A former lawyer who admitted stealing money from his bankruptcy clients will be going to federal prison for a year and a half.
Marvin Earl “Toby’’ Alback, 62, of Billings, offered little explanation during his sentencing hearing Wednesday for why he stole about $17,000 from two clients for his personal use.
“I’m just very sorry for what I did,” he said.
Chief U.S. District Judge Richard Cebull sentenced Alback at the high end of the guideline range, imposed a $5,000 fine and ordered 60 hours of community service. Restitution is to be determined later. The sentence followed the government’s recommendation.
Alback apparently thought he was “so above reproach he could get away with it,” Cebull said.
The federal case was the second time Alback has been convicted of misappropriating clients’ funds. In the late 1980s, Alback was convicted in state court of felony theft for taking more than $95,000 from two clients while he worked in Bozeman. Alback was sentenced to 16 years in state prison, with 13 years suspended.
Alback was disbarred, then was reinstated in 2000. He permanently resigned his license in September.
The state conviction was too old to count against him for sentencing in the federal case.
Alback pleaded guilty in February to wire fraud and bankruptcy fraud.
In the bankruptcy fraud, Alback was hired by a family in March 2008 to represent them in a bankruptcy case. When the family had trouble making their mortgage payment, Alback told them to write their settlement and mortgage payments to him and he would deposit the money with the bank.
Alback deposited the money into his trust account and never made the mortgage payments.

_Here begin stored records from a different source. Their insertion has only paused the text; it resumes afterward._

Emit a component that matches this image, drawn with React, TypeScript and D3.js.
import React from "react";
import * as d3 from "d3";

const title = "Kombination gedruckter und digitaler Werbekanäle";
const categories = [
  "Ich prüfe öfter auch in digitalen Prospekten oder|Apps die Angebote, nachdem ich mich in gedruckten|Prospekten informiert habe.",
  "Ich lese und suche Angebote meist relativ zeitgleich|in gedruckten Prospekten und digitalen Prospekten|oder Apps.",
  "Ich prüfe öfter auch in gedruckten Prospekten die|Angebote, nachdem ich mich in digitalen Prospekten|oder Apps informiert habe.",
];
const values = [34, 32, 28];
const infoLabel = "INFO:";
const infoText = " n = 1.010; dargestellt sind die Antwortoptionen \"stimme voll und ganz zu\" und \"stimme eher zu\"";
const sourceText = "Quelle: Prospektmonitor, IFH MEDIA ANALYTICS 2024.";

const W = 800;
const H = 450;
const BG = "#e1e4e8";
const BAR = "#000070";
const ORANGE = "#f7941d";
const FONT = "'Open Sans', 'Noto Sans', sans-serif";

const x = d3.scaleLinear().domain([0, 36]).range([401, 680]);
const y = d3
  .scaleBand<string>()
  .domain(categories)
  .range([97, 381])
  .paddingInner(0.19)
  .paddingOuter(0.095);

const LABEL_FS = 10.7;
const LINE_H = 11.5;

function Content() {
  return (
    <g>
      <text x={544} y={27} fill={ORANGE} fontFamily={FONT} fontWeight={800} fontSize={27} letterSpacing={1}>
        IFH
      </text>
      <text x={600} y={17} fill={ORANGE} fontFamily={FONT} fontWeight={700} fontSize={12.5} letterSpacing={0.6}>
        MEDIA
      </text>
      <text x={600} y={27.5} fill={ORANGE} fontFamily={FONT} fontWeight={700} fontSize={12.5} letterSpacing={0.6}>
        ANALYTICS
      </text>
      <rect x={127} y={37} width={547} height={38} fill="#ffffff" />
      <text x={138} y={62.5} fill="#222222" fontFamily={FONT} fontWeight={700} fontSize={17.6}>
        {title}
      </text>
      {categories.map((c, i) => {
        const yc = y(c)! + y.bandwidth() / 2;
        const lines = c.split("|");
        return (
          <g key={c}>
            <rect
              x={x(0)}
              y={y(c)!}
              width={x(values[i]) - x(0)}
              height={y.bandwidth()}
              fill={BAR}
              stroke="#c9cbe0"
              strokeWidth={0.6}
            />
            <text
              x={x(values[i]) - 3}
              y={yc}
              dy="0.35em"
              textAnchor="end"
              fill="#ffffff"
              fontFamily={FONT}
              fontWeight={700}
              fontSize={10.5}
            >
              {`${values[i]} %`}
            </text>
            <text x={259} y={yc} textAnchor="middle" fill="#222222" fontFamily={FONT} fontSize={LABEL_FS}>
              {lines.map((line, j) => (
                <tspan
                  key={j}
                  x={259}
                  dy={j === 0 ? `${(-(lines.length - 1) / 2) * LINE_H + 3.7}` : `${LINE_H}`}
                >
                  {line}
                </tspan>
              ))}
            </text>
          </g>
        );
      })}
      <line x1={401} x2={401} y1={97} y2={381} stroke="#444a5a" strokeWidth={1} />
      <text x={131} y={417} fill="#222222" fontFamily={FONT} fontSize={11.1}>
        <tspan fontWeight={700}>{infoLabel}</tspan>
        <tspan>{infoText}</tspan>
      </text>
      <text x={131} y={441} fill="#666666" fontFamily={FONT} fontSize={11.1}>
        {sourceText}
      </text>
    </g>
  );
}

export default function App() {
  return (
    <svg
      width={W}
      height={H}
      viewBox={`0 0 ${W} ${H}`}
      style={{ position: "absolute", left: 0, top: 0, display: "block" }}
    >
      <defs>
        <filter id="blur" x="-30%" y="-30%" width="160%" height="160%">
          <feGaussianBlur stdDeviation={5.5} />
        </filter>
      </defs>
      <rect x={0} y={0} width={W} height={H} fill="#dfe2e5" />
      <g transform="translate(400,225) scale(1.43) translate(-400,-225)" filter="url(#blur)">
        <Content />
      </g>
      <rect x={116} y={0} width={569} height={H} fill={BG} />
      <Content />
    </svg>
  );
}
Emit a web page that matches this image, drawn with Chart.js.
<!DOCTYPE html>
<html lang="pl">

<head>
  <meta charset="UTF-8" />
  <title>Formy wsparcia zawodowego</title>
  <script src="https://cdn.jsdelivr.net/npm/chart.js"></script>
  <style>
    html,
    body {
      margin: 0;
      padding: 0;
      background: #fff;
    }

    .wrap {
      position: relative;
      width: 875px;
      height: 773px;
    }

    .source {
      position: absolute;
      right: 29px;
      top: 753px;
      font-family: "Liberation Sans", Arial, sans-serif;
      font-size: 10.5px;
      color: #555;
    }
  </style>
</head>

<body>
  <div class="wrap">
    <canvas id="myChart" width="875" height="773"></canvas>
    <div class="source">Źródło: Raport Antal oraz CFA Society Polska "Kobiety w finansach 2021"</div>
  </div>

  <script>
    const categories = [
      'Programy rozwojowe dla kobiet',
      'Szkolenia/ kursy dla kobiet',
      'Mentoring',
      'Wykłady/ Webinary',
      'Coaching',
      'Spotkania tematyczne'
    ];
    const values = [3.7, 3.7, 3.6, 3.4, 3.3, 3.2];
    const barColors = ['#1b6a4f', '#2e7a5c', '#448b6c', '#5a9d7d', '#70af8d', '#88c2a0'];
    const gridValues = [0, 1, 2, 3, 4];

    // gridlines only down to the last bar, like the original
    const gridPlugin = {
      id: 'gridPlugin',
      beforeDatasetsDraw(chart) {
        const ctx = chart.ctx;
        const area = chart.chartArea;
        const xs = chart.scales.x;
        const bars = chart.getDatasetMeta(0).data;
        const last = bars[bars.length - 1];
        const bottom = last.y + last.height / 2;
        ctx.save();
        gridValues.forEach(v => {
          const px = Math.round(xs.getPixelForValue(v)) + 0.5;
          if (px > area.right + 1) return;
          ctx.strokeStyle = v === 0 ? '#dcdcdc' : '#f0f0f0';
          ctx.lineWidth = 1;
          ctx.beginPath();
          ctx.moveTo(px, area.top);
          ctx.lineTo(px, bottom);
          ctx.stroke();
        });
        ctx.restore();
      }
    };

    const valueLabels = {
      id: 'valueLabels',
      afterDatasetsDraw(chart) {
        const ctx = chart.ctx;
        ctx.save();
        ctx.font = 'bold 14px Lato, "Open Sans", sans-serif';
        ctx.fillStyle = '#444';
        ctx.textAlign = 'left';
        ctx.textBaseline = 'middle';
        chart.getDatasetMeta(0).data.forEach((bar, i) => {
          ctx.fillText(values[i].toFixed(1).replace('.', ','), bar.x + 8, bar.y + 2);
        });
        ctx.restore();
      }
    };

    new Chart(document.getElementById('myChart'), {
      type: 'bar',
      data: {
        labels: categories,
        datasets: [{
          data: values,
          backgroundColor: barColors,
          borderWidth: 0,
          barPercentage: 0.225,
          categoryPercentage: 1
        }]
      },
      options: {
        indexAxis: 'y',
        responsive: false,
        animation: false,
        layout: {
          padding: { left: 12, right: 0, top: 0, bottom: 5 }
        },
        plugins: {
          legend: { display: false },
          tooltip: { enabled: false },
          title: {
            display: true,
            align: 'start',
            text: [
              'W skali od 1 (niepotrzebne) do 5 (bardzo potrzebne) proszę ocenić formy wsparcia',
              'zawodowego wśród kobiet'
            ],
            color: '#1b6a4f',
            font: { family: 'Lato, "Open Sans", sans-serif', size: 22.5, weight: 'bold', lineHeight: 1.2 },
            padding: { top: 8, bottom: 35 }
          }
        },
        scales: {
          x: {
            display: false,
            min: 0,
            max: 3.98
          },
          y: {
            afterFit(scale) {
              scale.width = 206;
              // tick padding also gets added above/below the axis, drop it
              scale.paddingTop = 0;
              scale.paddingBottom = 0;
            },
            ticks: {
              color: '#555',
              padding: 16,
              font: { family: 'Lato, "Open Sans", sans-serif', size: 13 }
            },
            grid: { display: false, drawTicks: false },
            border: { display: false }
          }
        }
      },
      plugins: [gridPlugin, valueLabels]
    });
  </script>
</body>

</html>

Although he eventually paid back the money, he caused significant back payments and late fees to avoid foreclosure, said Assistant U.S. Attorney Ryan Archer.
Alback also obtained the family’s $557 tax refund check and used the money for personal expenses. The refund check belonged to the bankruptcy estate.
In the wire fraud, Alback represented another client in a lawsuit that was settled for $12,500 in August 2009 and a check was written to his client. While Alback was entitled to a share of the settlement, he forged his client’s name without her knowledge, deposited the $12,500 into his account and used it for his personal benefit. The client received a check for her settlement in October 2009, but it bounced and she has not received any money that was paid to settle the suit.
Archer called Alback’s actions “an extreme abuse of trust” because he stole money from bankruptcy clients who already were in financial trouble. “The message needs to be sent that this is unacceptable behavior,” Archer said. “It’s almost inexplicable why Mr. Alback stole $17,000 and yet he did.”
Alback’s attorney, Mark Parker, asked for mercy with a low-end sentence because of Alback’s cooperation in the case.
In preparing a sentencing recommendation, Parker said Alback would list his accomplishments in counseling people with alcohol addictions and the hundreds of clients he had helped. “But midway through this reminiscence, Toby was always overwhelmed by the fact that it does not matter. He messed up. Not only did he mess up, but he ‘messed up again,’” Parker said in court records.
Parker offered an explanation based on what his father told him when he was a boy: that there are some people who are hard-working, otherwise honest and congenial but who cannot be around money or they’ll take it.
Cebull allowed Alback to report to prison when assigned to a facility.